Supplied records —
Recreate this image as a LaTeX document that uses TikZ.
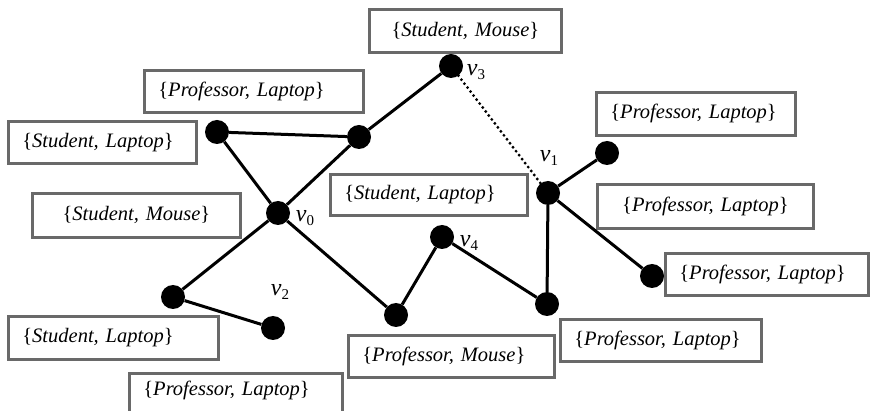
\documentclass[tikz,border=0pt]{standalone}
\usepackage{fontspec}
\setmainfont{Liberation Serif}
\usetikzlibrary{positioning}

\definecolor{boxgray}{RGB}{105,105,105}
\newcommand{\vlab}[1]{\fontsize{24}{24}\selectfont\textit{v}\raisebox{-0.35ex}{\fontsize{15}{15}\selectfont #1}}
\newcommand{\pair}[2]{\{\textit{#1, #2}\}}

\tikzset{
  tag/.style={draw=boxgray, line width=2.8pt, anchor=north west, inner xsep=14pt,
    inner ysep=0pt, align=left, font=\fontsize{20.5}{23}\selectfont, text width=#1},
  ctag/.style={tag=#1, align=center},
  vert/.style={circle, fill=black, minimum size=24pt, inner sep=0pt},
  vname/.style={inner sep=0pt},
  edge/.style={line width=3pt},
}

\begin{document}
\begin{tikzpicture}[x=1pt,y=-1pt]

    \useasboundingbox (0,0) rectangle (870,411);
    \clip (0,0) rectangle (870,411);

    % Draw the boxes
    \node[tag=191pt, minimum height=42pt] (pl1) at (143,69) {\pair{Professor}{Laptop}};
    \node[tag=160pt, minimum height=42pt] (sl1) at (7,120) {\pair{Student}{Laptop}};
    \node[ctag=164pt, minimum height=43pt] (sm1) at (368,8) {\pair{Student}{Mouse}};
    \node[tag=169pt, minimum height=41pt] (sl2) at (329,173) {\pair{Student}{Laptop}};
    \node[ctag=180pt, minimum height=44pt] (sm2) at (31,192) {\pair{Student}{Mouse}};
    \node[tag=171pt, minimum height=43pt] (pl2) at (595,91) {\pair{Professor}{Laptop}};
    \node[ctag=188pt, minimum height=44pt] (pl3) at (596,183) {\pair{Professor}{Laptop}};
    \node[tag=175pt, minimum height=42pt] (pl4) at (664,252) {\pair{Professor}{Laptop}};
    \node[tag=173pt, minimum height=42pt] (pl5) at (559,318) {\pair{Professor}{Laptop}};
    \node[tag=178pt, minimum height=42pt] (pm) at (347,334) {\pair{Professor}{Mouse}};
    \node[tag=182pt, minimum height=43pt] (sl3) at (7,315) {\pair{Student}{Laptop}};
    \node[tag=185pt, minimum height=43pt, text depth=14pt] (pl6) at (128,372) {\pair{Professor}{Laptop}};

    % Draw the vertices
    \node[vert] (lt) at (217,132) {};
    \node[vert] (mt) at (359,137) {};
    \node[vert] (v3) at (451,66) {};
    \node[vert] (v1) at (548,193) {};
    \node[vert] (rt) at (607,153) {};
    \node[vert] (v0) at (278,213) {};
    \node[vert] (lb) at (173,297) {};
    \node[vert] (v2) at (273,328) {};
    \node[vert] (mb) at (396,315) {};
    \node[vert] (v4) at (442,237) {};
    \node[vert] (rb) at (547,304) {};
    \node[vert] (rr) at (652,276) {};

    % Draw the edges
    \draw[edge] (lt) -- (mt);
    \draw[edge] (lt) -- (v0);
    \draw[edge] (v0) -- (mt);
    \draw[edge] (mt) -- (v3);
    \draw[edge, line cap=round, dash pattern=on 0pt off 5pt, line width=3.2pt] (v3) -- (v1);
    \draw[edge] (v1) -- (rt);
    \draw[edge] (v1) -- (rr);
    \draw[edge] (v1) -- (rb);
    \draw[edge] (rb) -- (v4);
    \draw[edge] (v4) -- (mb);
    \draw[edge] (mb) -- (v0);
    \draw[edge] (v0) -- (lb);
    \draw[edge] (lb) -- (v2);

    % Add vertex names
    \node[vname] (n0) at (305,218) {\vlab{0}};
    \node[vname] (n1) at (549,158) {\vlab{1}};
    \node[vname] (n2) at (280,292) {\vlab{2}};
    \node[vname] (n3) at (476,72) {\vlab{3}};
    \node[vname] (n4) at (469,243) {\vlab{4}};

\end{tikzpicture}
\end{document}
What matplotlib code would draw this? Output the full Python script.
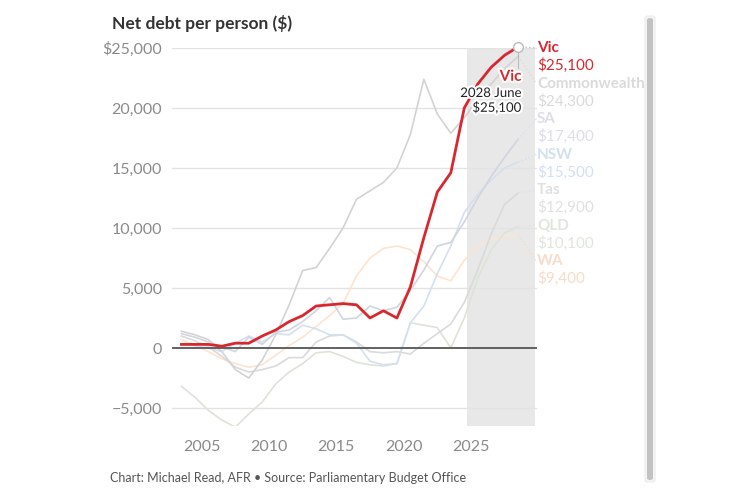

What you need to do — Write out all the entries again, word for word, and print no images.

Final result —
Recreate this image as a LaTeX document that uses TikZ.
\documentclass[tikz,border=0pt]{standalone}
\usepackage{fontspec}
\setmainfont{Liberation Serif}
\usetikzlibrary{positioning}

\definecolor{boxgray}{RGB}{105,105,105}
\newcommand{\vlab}[1]{\fontsize{24}{24}\selectfont\textit{v}\raisebox{-0.35ex}{\fontsize{15}{15}\selectfont #1}}
\newcommand{\pair}[2]{\{\textit{#1, #2}\}}

\tikzset{
  tag/.style={draw=boxgray, line width=2.8pt, anchor=north west, inner xsep=14pt,
    inner ysep=0pt, align=left, font=\fontsize{20.5}{23}\selectfont, text width=#1},
  ctag/.style={tag=#1, align=center},
  vert/.style={circle, fill=black, minimum size=24pt, inner sep=0pt},
  vname/.style={inner sep=0pt},
  edge/.style={line width=3pt},
}

\begin{document}
\begin{tikzpicture}[x=1pt,y=-1pt]

    \useasboundingbox (0,0) rectangle (870,411);
    \clip (0,0) rectangle (870,411);

    % Draw the boxes
    \node[tag=191pt, minimum height=42pt] (pl1) at (143,69) {\pair{Professor}{Laptop}};
    \node[tag=160pt, minimum height=42pt] (sl1) at (7,120) {\pair{Student}{Laptop}};
    \node[ctag=164pt, minimum height=43pt] (sm1) at (368,8) {\pair{Student}{Mouse}};
    \node[tag=169pt, minimum height=41pt] (sl2) at (329,173) {\pair{Student}{Laptop}};
    \node[ctag=180pt, minimum height=44pt] (sm2) at (31,192) {\pair{Student}{Mouse}};
    \node[tag=171pt, minimum height=43pt] (pl2) at (595,91) {\pair{Professor}{Laptop}};
    \node[ctag=188pt, minimum height=44pt] (pl3) at (596,183) {\pair{Professor}{Laptop}};
    \node[tag=175pt, minimum height=42pt] (pl4) at (664,252) {\pair{Professor}{Laptop}};
    \node[tag=173pt, minimum height=42pt] (pl5) at (559,318) {\pair{Professor}{Laptop}};
    \node[tag=178pt, minimum height=42pt] (pm) at (347,334) {\pair{Professor}{Mouse}};
    \node[tag=182pt, minimum height=43pt] (sl3) at (7,315) {\pair{Student}{Laptop}};
    \node[tag=185pt, minimum height=43pt, text depth=14pt] (pl6) at (128,372) {\pair{Professor}{Laptop}};

    % Draw the vertices
    \node[vert] (lt) at (217,132) {};
    \node[vert] (mt) at (359,137) {};
    \node[vert] (v3) at (451,66) {};
    \node[vert] (v1) at (548,193) {};
    \node[vert] (rt) at (607,153) {};
    \node[vert] (v0) at (278,213) {};
    \node[vert] (lb) at (173,297) {};
    \node[vert] (v2) at (273,328) {};
    \node[vert] (mb) at (396,315) {};
    \node[vert] (v4) at (442,237) {};
    \node[vert] (rb) at (547,304) {};
    \node[vert] (rr) at (652,276) {};

    % Draw the edges
    \draw[edge] (lt) -- (mt);
    \draw[edge] (lt) -- (v0);
    \draw[edge] (v0) -- (mt);
    \draw[edge] (mt) -- (v3);
    \draw[edge, line cap=round, dash pattern=on 0pt off 5pt, line width=3.2pt] (v3) -- (v1);
    \draw[edge] (v1) -- (rt);
    \draw[edge] (v1) -- (rr);
    \draw[edge] (v1) -- (rb);
    \draw[edge] (rb) -- (v4);
    \draw[edge] (v4) -- (mb);
    \draw[edge] (mb) -- (v0);
    \draw[edge] (v0) -- (lb);
    \draw[edge] (lb) -- (v2);

    % Add vertex names
    \node[vname] (n0) at (305,218) {\vlab{0}};
    \node[vname] (n1) at (549,158) {\vlab{1}};
    \node[vname] (n2) at (280,292) {\vlab{2}};
    \node[vname] (n3) at (476,72) {\vlab{3}};
    \node[vname] (n4) at (469,243) {\vlab{4}};

\end{tikzpicture}
\end{document}
What matplotlib code would draw this? Output the full Python script.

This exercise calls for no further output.